=== Data provided ===

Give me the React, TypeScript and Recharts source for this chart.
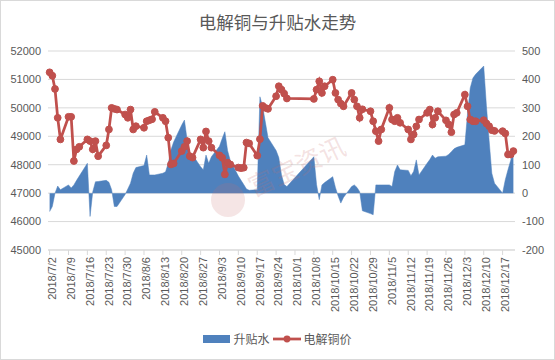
import React from "react";
import {
  ComposedChart,
  Area,
  Line,
  XAxis,
  YAxis,
  CartesianGrid,
} from "recharts";

const dates = [
  "2018/7/2", "2018/7/3", "2018/7/4", "2018/7/5", "2018/7/6",
  "2018/7/9", "2018/7/10", "2018/7/11", "2018/7/12", "2018/7/13",
  "2018/7/16", "2018/7/17", "2018/7/18", "2018/7/19", "2018/7/20",
  "2018/7/23", "2018/7/24", "2018/7/25", "2018/7/26", "2018/7/27",
  "2018/7/30", "2018/7/31", "2018/8/1", "2018/8/2", "2018/8/3",
  "2018/8/6", "2018/8/7", "2018/8/8", "2018/8/9", "2018/8/10",
  "2018/8/13", "2018/8/14", "2018/8/15", "2018/8/16", "2018/8/17",
  "2018/8/20", "2018/8/21", "2018/8/22", "2018/8/23", "2018/8/24",
  "2018/8/27", "2018/8/28", "2018/8/29", "2018/8/30", "2018/8/31",
  "2018/9/3", "2018/9/4", "2018/9/5", "2018/9/6", "2018/9/7",
  "2018/9/10", "2018/9/11", "2018/9/12", "2018/9/13", "2018/9/14",
  "2018/9/17", "2018/9/18", "2018/9/19", "2018/9/20", "2018/9/21",
  "2018/9/24", "2018/9/25", "2018/9/26", "2018/9/27", "2018/9/28",
  "2018/10/8", "2018/10/9", "2018/10/10", "2018/10/11", "2018/10/12",
  "2018/10/15", "2018/10/16", "2018/10/17", "2018/10/18", "2018/10/19",
  "2018/10/22", "2018/10/23", "2018/10/24", "2018/10/25", "2018/10/26",
  "2018/10/29", "2018/10/30", "2018/10/31", "2018/11/1", "2018/11/2",
  "2018/11/5", "2018/11/6", "2018/11/7", "2018/11/8", "2018/11/9",
  "2018/11/12", "2018/11/13", "2018/11/14", "2018/11/15", "2018/11/16",
  "2018/11/19", "2018/11/20", "2018/11/21", "2018/11/22", "2018/11/23",
  "2018/11/26", "2018/11/27", "2018/11/28", "2018/11/29", "2018/11/30",
  "2018/12/3", "2018/12/4", "2018/12/5", "2018/12/6", "2018/12/7",
  "2018/12/10", "2018/12/11", "2018/12/12", "2018/12/13", "2018/12/14",
  "2018/12/17", "2018/12/18", "2018/12/19", "2018/12/20", "2018/12/21",
];

// 电解铜价 (left axis)
const copperPrice = [
  51250, 51130, 50665, 49650, 48890,
  49685, 49685, 48130, 48540, 48630,
  48890, 48830, 48540, 48830, 48300,
  48680, 49240, 50000, 49965, 49940,
  49765, 49650, 49940, 49240, 49355,
  49300, 49530, 49565, 49600, 49860,
  49650, 49530, 48950, 48010, 48045,
  48480, 48630, 48830, 48300, 48250,
  48890, 48600, 49170, 48830, 48600,
  48330, 48245, 47660, 48070, 48010,
  47900, 47880, 47895, 48780, 48750,
  48320, 48900, 50070, 50000, 49965,
  50410, 50760, 50640, 50500, 50330,
  50315, 50640, 50935, 50525, 50760,
  50990, 50525, 50290, 50150, 50055,
  50525, 50290, 50055, 49650, 49950,
  49880, 49530, 49180, 48830, 49240,
  50000, 49590, 49530, 49650, 49475,
  49240, 48890, 49065, 49350, 49590,
  49825, 49940, 49415, 49650, 49880,
  49560, 49415, 49145, 49765, 49825,
  50465, 50055, 49590, 49530, 49530,
  49565, 49450, 49355, 49215, 49190,
  49180, 49100, 48360, 48360, 48480,
];

// 升贴水 (right axis)
const premium = [
  -65, -47, 0, 25, 12,
  29, 18, 29, 45, 60,
  105, -82, 5, 40, 41,
  45, 38, 12, -47, -47,
  -5, 15, 35, 70, 90,
  97, 134, 64, 64, 64,
  70, 75, 105, 152, 180,
  240, 257, 187, 134, 135,
  93, 82, 134, 105, 128,
  165, 192, 216, 150, 115,
  60, 45, 30, 15, 10,
  12, 339, 305, 250, 195,
  150, 125, 64, 30, 23,
  128, 30, -23, 29, 37,
  58, 20, -10, -35, -15,
  23, 29, 20, 5, -62,
  -72, -76, 29, 29, 29,
  29, 23, 76, 99, 82,
  80, 61, 76, 117, 64,
  105, 118, 134, 123, 128,
  130, 136, 146, 156, 161,
  170, 280, 370, 405, 418,
  447, 307, 186, 70, 35,
  0, 47, 82, 115, 152,
];

const tickLabels = [
  "2018/7/2", "2018/7/9", "2018/7/16", "2018/7/23", "2018/7/30",
  "2018/8/6", "2018/8/13", "2018/8/20", "2018/8/27", "2018/9/3",
  "2018/9/10", "2018/9/17", "2018/9/24", "2018/10/1", "2018/10/8",
  "2018/10/15", "2018/10/22", "2018/10/29", "2018/11/5", "2018/11/12",
  "2018/11/19", "2018/11/26", "2018/12/3", "2018/12/10", "2018/12/17",
];

const leftTicks = [45000, 46000, 47000, 48000, 49000, 50000, 51000, 52000];
const rightTicks = [-200, -100, 0, 100, 200, 300, 400, 500];

const BLUE = "#4F81BD";
const RED = "#C0504D";
const TEXT = "#595959";
const FONT = "'Liberation Sans', 'Noto Sans CJK SC', sans-serif";
const CJK = "'Noto Sans CJK SC', 'Liberation Sans', sans-serif";

function dayIndex(s: string): number {
  const [y, m, d] = s.split("/").map(Number);
  return Math.round((Date.UTC(y, m - 1, d) - Date.UTC(2018, 6, 2)) / 86400000);
}

const data = dates.map((s, i) => ({
  d: dayIndex(s),
  price: copperPrice[i],
  premium: premium[i],
}));

const xTicks = tickLabels.map(dayIndex);
const labelOf: Record<number, string> = {};
tickLabels.forEach((t) => {
  labelOf[dayIndex(t)] = t;
});

const XTick = (props: any) => {
  const { x, y, payload } = props;
  return (
    <g transform={`translate(${x},${y})`}>
      <text
        transform="rotate(-90)"
        x={-2}
        y={2.5}
        dy="0.35em"
        textAnchor="end"
        fill={TEXT}
        fontSize={11}
        fontFamily={FONT}
      >
        {labelOf[payload.value]}
      </text>
    </g>
  );
};

export default function App() {
  return (
    <div
      style={{
        position: "absolute",
        left: 0,
        top: 0,
        width: 555,
        height: 360,
        background: "#fff",
        fontFamily: FONT,
      }}
    >
      <div
        style={{
          position: "absolute",
          left: 0,
          top: 10,
          width: 555,
          textAlign: "center",
          fontSize: 17.5,
          lineHeight: "24px",
          color: TEXT,
          fontFamily: CJK,
        }}
      >
        电解铜与升贴水走势
      </div>
      <ComposedChart
        width={555}
        height={360}
        data={data}
        margin={{ top: 51, right: 8, bottom: 50, left: 8 }}
        style={{ position: "absolute", left: 0, top: 0 }}
      >
        <CartesianGrid
          yAxisId="left"
          vertical={false}
          stroke="#d9d9d9"
          strokeWidth={1}
        />
        <XAxis
          dataKey="d"
          type="number"
          domain={[-0.6, 172.6]}
          ticks={xTicks}
          interval={0}
          height={60}
          axisLine={{ stroke: "#d9d9d9" }}
          tickLine={{ stroke: "#d9d9d9" }}
          tickSize={5}
          tickMargin={0}
          tick={<XTick />}
        />
        <YAxis
          yAxisId="left"
          orientation="left"
          domain={[45000, 52000]}
          ticks={leftTicks}
          interval={0}
          width={40}
          axisLine={false}
          tickLine={false}
          tickSize={5}
          tickMargin={2}
          tick={{ fill: TEXT, fontSize: 11, fontFamily: FONT }}
        />
        <YAxis
          yAxisId="right"
          orientation="right"
          domain={[-200, 500]}
          ticks={rightTicks}
          interval={0}
          width={32}
          axisLine={false}
          tickLine={false}
          tickSize={5}
          tickMargin={2}
          tick={{ fill: TEXT, fontSize: 11, fontFamily: FONT }}
        />
        <Area
          yAxisId="right"
          dataKey="premium"
          type="linear"
          baseValue={0}
          fill={BLUE}
          fillOpacity={1}
          stroke={BLUE}
          strokeWidth={0.5}
          isAnimationActive={false}
        />
        <Line
          yAxisId="left"
          dataKey="price"
          type="linear"
          stroke={RED}
          strokeWidth={2.75}
          dot={{ r: 3.4, fill: RED, stroke: RED, strokeWidth: 1 }}
          activeDot={false}
          isAnimationActive={false}
        />
      </ComposedChart>
      <svg
        width={555}
        height={360}
        style={{ position: "absolute", left: 0, top: 0, pointerEvents: "none" }}
      >
        <circle cx={228} cy={200} r={17} fill="rgba(200,110,110,0.18)" />
        <text
          x={297}
          y={176}
          transform="rotate(-25 297 167)"
          textAnchor="middle"
          fontSize={26}
          fontFamily={CJK}
          fill="rgba(200,110,110,0.2)"
        >
          富宝资讯
        </text>
      </svg>
      <div
        style={{
          position: "absolute",
          left: 0,
          top: 331,
          width: 555,
          display: "flex",
          justifyContent: "center",
          alignItems: "center",
          fontSize: 12,
          lineHeight: "16px",
          color: TEXT,
          fontFamily: CJK,
        }}
      >
        <span style={{ display: "inline-block", width: 27, height: 8, background: BLUE, marginRight: 3 }} />
        <span style={{ marginRight: 3 }}>升贴水</span>
        <svg width={28} height={10} style={{ marginRight: 3 }}>
          <line x1={0} y1={5} x2={28} y2={5} stroke={RED} strokeWidth={2.75} />
          <circle cx={14} cy={5} r={3.4} fill={RED} />
        </svg>
        <span>电解铜价</span>
      </div>
      <div
        style={{
          position: "absolute",
          left: 0,
          top: 0,
          width: 555,
          height: 360,
          boxSizing: "border-box",
          border: "1px solid #d9d9d9",
          pointerEvents: "none",
        }}
      />
    </div>
  );
}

===

* _What this task involves_
Extract every line above containing the word "React".

* _Result of the exercise_
Give me the React, TypeScript and Recharts source for this chart.
import React from "react";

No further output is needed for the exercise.